BOOM…followed by an even louder thunderclap roused me from my warm conformable environment, sheets of wind and rain followed, I was now smack dab in the middle of a Southern Indiana thunderstorm !! But the only problem was I wasn’t home in my warm comfortable bed or on my couch but I was stuck underneath a rock outcropping in one of the deep canyons that make up Clifty Falls Sate Park.
For being stuck outside durng a heavy thunderstorm my shelter was actually a pretty comfortable place to be, I could sit and watch the storm unfold before my eyes and experience the whole ordeal from the relatively dry ground underneath the rock ledge !! The cool thing about the whole ordeal was there happened to be a big male turkey very close to my location that would gobble after every thunder clap which made the situation that much more enjoyable.
Now you might be wondering what I was doing to get myself in such a predicament, well photographing wildflowers is the answer to that question, finally after what seemed like an eternity of winter weather I was able to get out Saturday morning to shoot some wildflowers. And as you can tell by now I no sooner got into Clifty Falls State Park then all hell broke loose, I had just hiked down into one of the gorges when the storm snuck up on me and left me nowhere to go but under this fortuitously located rock outcropping.
After a long stretch of wind and rain I was finally able to venture out into the woods to photograph the native wildflowers that make their home in the Park. The spring season has pretty much been a bust so far but things were definitely turning around this morning, all around flowers were sharing their beautifully colored blooms for the world to witness, and it seems I had finally been in the right place at the right time.
There were many specimens to shoot and not enough time to get them all in, but I can tell you I tried real hard to shoot them all, I will post many of them later but the ones I spent most of this morning on were the Virginia Bluebells, according to Wikipedia…
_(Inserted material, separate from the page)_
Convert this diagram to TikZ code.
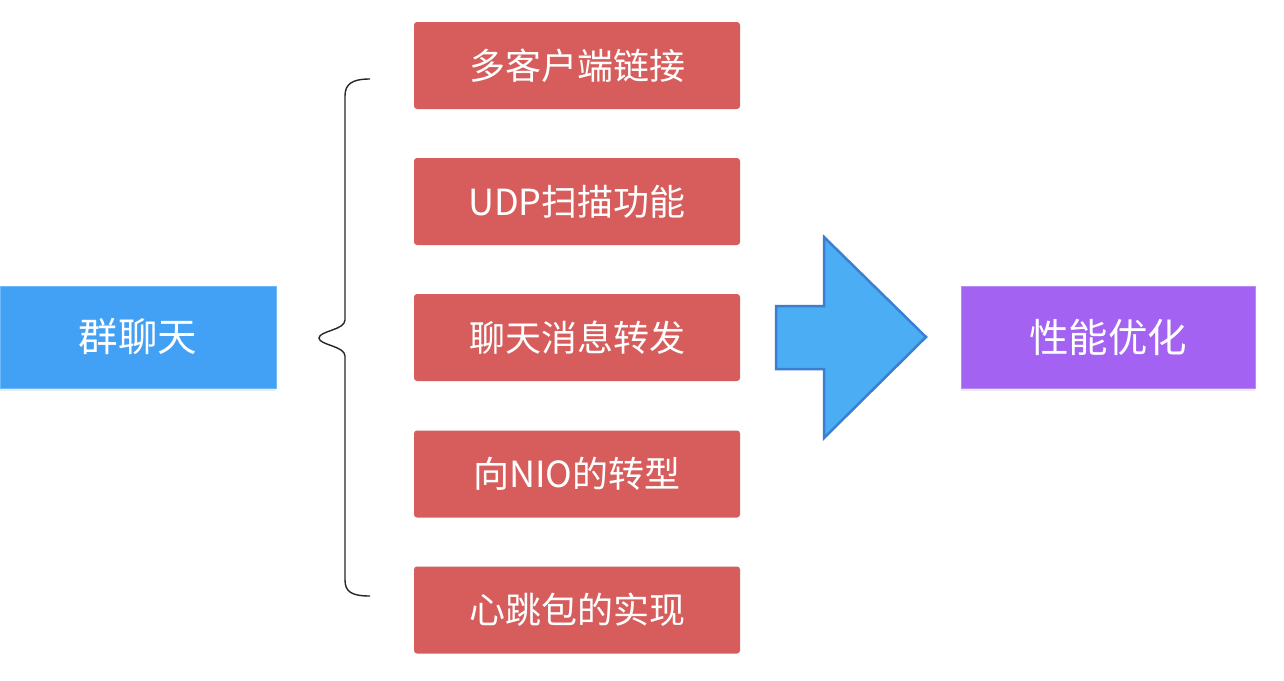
\documentclass[tikz,border=0pt]{standalone}
\usepackage{fontspec}
\setmainfont{Noto Sans CJK SC}
\usetikzlibrary{shadows}
\definecolor{leftblue}{HTML}{42A0F5}
\definecolor{leftborder}{HTML}{6CB8F8}
\definecolor{boxred}{HTML}{D75D5D}
\definecolor{rightpurple}{HTML}{A362F2}
\definecolor{rightborder}{HTML}{B98AF5}
\definecolor{arrowfill}{HTML}{4BAEF5}
\definecolor{arrowedge}{HTML}{3A7FD0}
\tikzset{
  bigbox/.style={rectangle, minimum width=#1, minimum height=102pt, inner sep=0pt,
    text=white, font=\fontsize{39.5}{44}\selectfont,
    drop shadow={shadow xshift=0pt, shadow yshift=-3pt, opacity=0.08, fill=black}},
  itembox/.style={rectangle, rounded corners=3pt, fill=boxred, minimum width=326pt,
    minimum height=87pt, inner sep=0pt, text=white, font=\fontsize{36}{42}\selectfont},
  bracestyle/.style={draw=black!85, line width=1.4pt},
}
\begin{document}
\begin{tikzpicture}[x=1pt,y=-1pt]
\useasboundingbox (0,0) rectangle (1284,680);
\fill[white] (0,0) rectangle (1284,680);

\node[bigbox=276pt, fill=leftblue, draw=leftborder, line width=1pt] (qlt) at (138,337) {群聊天};

\node[itembox] (b1) at (577,65.5) {多客户端链接};
\node[itembox] (b2) at (577,201.5) {UDP扫描功能};
\node[itembox] (b3) at (577,337.5) {聊天消息转发};
\node[itembox] (b4) at (577,474) {向NIO的转型};
\node[itembox] (b5) at (577,610) {心跳包的实现};

% brace
\draw[bracestyle] (370,79) .. controls (352,79) and (345,84) .. (345,96)
  -- (345,320) .. controls (345,330) and (319,331) .. (319,338)
  .. controls (319,345) and (345,346) .. (345,356)
  -- (345,580) .. controls (345,592) and (352,596) .. (370,596);

% big arrow
\draw[fill=arrowfill, draw=arrowedge, line width=2.5pt, line join=miter]
  (776,306) -- (824,306) -- (824,237) -- (926,337) -- (824,438) -- (824,369) -- (776,369) -- cycle;

\node[bigbox=294pt, fill=rightpurple, draw=rightborder, line width=1pt] (perf) at (1108,337) {性能优化};
\end{tikzpicture}
\end{document}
The Virginia Bluebell (Mertensia virginica; also Virginia Cowslip, Lungwort Oysterleaf, Roanoke Bells) is a spring ephemeral plant with bell-shaped sky-blue flowers opening from pink buds, native to moist woodland in eastern North America.
Leaves are rounded and gray-green, borne on a stem up to 60 cm (2 ft) high. They are petiolate at the bottom of the flower stem and sessile at the top.
Flowers with five petals fused into a tube, five stamens, and a central pistil (carpel) are borne in mid-spring in nodding cymes at the end of arched stems. Buds are pink-tinged, changing to sky-blue as they open. White flowers occur rarely.
Stamen and pistil are spaced too far apart for self-fertilization. The flower can be pollinated by bumblebees, but due to its funnel shape, bumblebees must hover, making the bumblebee a rare pollinator. Butterflies are the most common pollinators, because they can easily perch on the edges and still enjoy the nectar.In early summer, each fertilized flower produces four seeds within wrinkled nuts, and the plant goes dormant till the next spring
These are some of the most colorful blooms in the spring forest and one of my favorites to shoot, the hills that surround Madison Indiana are covered in these in good years and they make for quite a spectacular show when in full bloom !!
This image was shot just as the sun penetrated the clouds after the morning thunderstorms, I loved the water droplets and how they interacted with the morning light, it was just one of the many images I shot that morning and hopefully I will be able to get more the next few days. This is the peak time to be in the woods so if you get a chance try to get out for a hike at Clifty or anywhere else wildflowers grow…just make sure you check the weather report before you go !!